▶ _GOAL_: Only the lines from the start of the data to the line containing "floor_a = 45", both included, should be output, exactly and without pictures.

▶ _SUPPLIED DATA_:

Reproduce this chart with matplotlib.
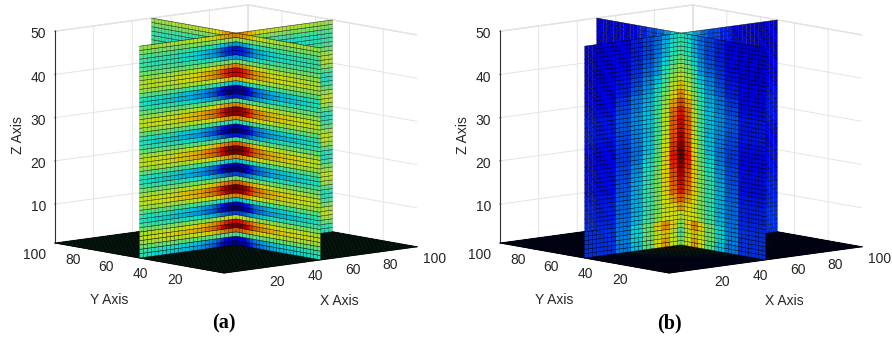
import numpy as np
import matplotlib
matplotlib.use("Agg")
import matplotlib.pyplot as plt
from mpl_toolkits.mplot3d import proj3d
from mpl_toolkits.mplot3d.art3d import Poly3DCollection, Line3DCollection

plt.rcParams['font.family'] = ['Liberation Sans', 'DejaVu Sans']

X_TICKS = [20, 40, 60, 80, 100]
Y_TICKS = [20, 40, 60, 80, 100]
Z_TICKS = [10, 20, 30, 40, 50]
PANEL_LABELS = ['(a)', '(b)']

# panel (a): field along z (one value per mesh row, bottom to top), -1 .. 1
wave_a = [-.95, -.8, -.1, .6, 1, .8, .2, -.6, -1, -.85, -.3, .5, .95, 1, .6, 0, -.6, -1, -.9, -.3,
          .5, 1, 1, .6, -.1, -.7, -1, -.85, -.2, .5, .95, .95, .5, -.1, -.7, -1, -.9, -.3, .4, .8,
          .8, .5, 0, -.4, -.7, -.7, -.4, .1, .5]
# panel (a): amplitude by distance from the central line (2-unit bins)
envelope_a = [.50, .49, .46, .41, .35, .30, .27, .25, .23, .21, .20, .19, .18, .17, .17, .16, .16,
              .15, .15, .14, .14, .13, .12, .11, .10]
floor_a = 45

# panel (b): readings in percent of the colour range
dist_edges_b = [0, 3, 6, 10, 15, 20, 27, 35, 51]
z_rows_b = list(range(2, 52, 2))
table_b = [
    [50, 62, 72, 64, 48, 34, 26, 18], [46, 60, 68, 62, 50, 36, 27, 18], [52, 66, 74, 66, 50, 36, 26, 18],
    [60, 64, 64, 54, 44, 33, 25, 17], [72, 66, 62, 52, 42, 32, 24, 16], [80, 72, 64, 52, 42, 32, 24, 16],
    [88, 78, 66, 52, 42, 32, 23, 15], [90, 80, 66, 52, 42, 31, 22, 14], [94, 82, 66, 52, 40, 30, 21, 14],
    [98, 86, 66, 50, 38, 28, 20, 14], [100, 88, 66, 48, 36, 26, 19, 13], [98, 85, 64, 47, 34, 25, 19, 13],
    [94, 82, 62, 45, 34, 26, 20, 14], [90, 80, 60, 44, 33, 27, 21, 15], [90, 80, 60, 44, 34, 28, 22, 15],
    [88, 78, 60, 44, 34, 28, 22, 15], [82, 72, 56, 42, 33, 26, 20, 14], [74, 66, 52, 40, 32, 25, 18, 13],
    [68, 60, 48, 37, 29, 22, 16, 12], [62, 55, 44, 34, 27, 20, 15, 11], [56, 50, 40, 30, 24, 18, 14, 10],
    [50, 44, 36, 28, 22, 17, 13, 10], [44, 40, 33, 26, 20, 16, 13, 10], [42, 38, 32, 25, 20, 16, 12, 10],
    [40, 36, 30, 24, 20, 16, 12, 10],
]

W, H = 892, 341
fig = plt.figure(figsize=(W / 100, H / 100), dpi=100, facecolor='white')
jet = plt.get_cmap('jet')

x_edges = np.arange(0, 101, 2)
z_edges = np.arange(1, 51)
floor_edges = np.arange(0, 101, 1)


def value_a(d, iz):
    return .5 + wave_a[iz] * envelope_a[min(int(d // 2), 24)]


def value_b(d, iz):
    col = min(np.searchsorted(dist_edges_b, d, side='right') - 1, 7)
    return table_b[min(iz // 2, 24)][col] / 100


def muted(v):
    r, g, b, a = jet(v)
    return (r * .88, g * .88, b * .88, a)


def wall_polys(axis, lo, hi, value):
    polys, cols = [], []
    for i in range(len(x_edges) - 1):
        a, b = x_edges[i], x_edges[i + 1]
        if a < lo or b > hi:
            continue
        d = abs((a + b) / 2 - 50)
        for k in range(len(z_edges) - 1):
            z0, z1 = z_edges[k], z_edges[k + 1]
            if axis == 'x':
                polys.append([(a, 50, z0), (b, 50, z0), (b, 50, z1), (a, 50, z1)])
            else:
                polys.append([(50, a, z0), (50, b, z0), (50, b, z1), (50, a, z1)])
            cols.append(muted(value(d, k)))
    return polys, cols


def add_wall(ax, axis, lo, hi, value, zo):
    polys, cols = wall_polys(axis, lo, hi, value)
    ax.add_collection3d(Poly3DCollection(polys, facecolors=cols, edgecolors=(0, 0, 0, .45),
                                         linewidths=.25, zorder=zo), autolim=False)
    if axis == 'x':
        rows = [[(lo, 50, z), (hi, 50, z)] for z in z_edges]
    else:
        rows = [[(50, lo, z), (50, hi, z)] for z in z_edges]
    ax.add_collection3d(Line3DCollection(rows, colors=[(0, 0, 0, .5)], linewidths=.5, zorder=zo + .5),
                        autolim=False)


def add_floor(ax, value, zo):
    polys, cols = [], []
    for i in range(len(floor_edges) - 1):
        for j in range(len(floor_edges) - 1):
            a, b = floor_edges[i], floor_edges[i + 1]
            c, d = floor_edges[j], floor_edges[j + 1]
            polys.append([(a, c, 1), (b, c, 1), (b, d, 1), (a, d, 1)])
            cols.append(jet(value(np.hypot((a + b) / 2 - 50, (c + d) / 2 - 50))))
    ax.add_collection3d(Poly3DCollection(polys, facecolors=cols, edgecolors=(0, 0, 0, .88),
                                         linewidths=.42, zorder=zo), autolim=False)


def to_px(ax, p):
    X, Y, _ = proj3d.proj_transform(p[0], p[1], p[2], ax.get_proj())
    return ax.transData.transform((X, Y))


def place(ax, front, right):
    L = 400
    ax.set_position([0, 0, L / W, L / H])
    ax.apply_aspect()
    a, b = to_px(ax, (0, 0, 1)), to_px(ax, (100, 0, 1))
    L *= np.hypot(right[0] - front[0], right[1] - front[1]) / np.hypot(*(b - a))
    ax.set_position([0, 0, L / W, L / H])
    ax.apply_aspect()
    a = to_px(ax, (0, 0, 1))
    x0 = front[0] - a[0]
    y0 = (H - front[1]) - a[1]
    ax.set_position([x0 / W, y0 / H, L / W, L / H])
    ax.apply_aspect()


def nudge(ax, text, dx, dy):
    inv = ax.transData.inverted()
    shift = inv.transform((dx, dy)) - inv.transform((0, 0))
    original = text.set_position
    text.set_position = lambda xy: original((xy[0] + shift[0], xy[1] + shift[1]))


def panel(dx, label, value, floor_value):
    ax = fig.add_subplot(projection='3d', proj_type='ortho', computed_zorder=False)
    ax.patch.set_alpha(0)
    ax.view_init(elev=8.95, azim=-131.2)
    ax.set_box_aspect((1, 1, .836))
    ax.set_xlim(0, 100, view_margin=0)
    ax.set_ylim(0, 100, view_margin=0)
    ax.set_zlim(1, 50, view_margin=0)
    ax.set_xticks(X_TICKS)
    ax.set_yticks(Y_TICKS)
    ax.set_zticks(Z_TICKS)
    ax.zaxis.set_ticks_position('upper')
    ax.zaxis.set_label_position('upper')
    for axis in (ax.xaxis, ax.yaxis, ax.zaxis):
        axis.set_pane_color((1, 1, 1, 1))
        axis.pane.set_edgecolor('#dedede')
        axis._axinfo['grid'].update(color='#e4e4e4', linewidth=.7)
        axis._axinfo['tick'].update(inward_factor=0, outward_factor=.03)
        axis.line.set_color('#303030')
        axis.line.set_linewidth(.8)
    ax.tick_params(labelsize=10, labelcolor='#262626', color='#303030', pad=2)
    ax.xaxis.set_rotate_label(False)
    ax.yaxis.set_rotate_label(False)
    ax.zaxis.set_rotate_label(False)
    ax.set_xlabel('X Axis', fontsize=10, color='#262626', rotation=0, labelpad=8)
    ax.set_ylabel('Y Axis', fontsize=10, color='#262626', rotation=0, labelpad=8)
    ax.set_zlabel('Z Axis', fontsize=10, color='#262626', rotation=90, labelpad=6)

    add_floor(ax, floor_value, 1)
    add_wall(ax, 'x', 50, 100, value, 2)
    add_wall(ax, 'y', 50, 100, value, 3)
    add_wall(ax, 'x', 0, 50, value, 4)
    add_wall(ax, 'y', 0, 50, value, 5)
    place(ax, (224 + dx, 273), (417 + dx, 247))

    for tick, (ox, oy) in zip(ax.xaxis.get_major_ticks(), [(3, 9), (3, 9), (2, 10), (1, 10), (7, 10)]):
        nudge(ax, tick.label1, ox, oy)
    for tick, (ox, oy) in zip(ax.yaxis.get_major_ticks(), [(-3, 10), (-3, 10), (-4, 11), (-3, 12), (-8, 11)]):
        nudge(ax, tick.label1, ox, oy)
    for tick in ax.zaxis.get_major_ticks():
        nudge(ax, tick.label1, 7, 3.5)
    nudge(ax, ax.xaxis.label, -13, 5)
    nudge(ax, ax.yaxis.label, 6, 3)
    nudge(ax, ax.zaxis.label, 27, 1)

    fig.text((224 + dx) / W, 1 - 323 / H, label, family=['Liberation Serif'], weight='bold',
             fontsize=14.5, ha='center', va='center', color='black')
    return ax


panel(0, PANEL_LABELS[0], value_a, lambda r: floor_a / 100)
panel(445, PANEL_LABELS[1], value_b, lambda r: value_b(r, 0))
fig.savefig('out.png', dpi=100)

▶ _RESULT_:
Reproduce this chart with matplotlib.
import numpy as np
import matplotlib
matplotlib.use("Agg")
import matplotlib.pyplot as plt
from mpl_toolkits.mplot3d import proj3d
from mpl_toolkits.mplot3d.art3d import Poly3DCollection, Line3DCollection

plt.rcParams['font.family'] = ['Liberation Sans', 'DejaVu Sans']

X_TICKS = [20, 40, 60, 80, 100]
Y_TICKS = [20, 40, 60, 80, 100]
Z_TICKS = [10, 20, 30, 40, 50]
PANEL_LABELS = ['(a)', '(b)']

# panel (a): field along z (one value per mesh row, bottom to top), -1 .. 1
wave_a = [-.95, -.8, -.1, .6, 1, .8, .2, -.6, -1, -.85, -.3, .5, .95, 1, .6, 0, -.6, -1, -.9, -.3,
          .5, 1, 1, .6, -.1, -.7, -1, -.85, -.2, .5, .95, .95, .5, -.1, -.7, -1, -.9, -.3, .4, .8,
          .8, .5, 0, -.4, -.7, -.7, -.4, .1, .5]
# panel (a): amplitude by distance from the central line (2-unit bins)
envelope_a = [.50, .49, .46, .41, .35, .30, .27, .25, .23, .21, .20, .19, .18, .17, .17, .16, .16,
              .15, .15, .14, .14, .13, .12, .11, .10]
floor_a = 45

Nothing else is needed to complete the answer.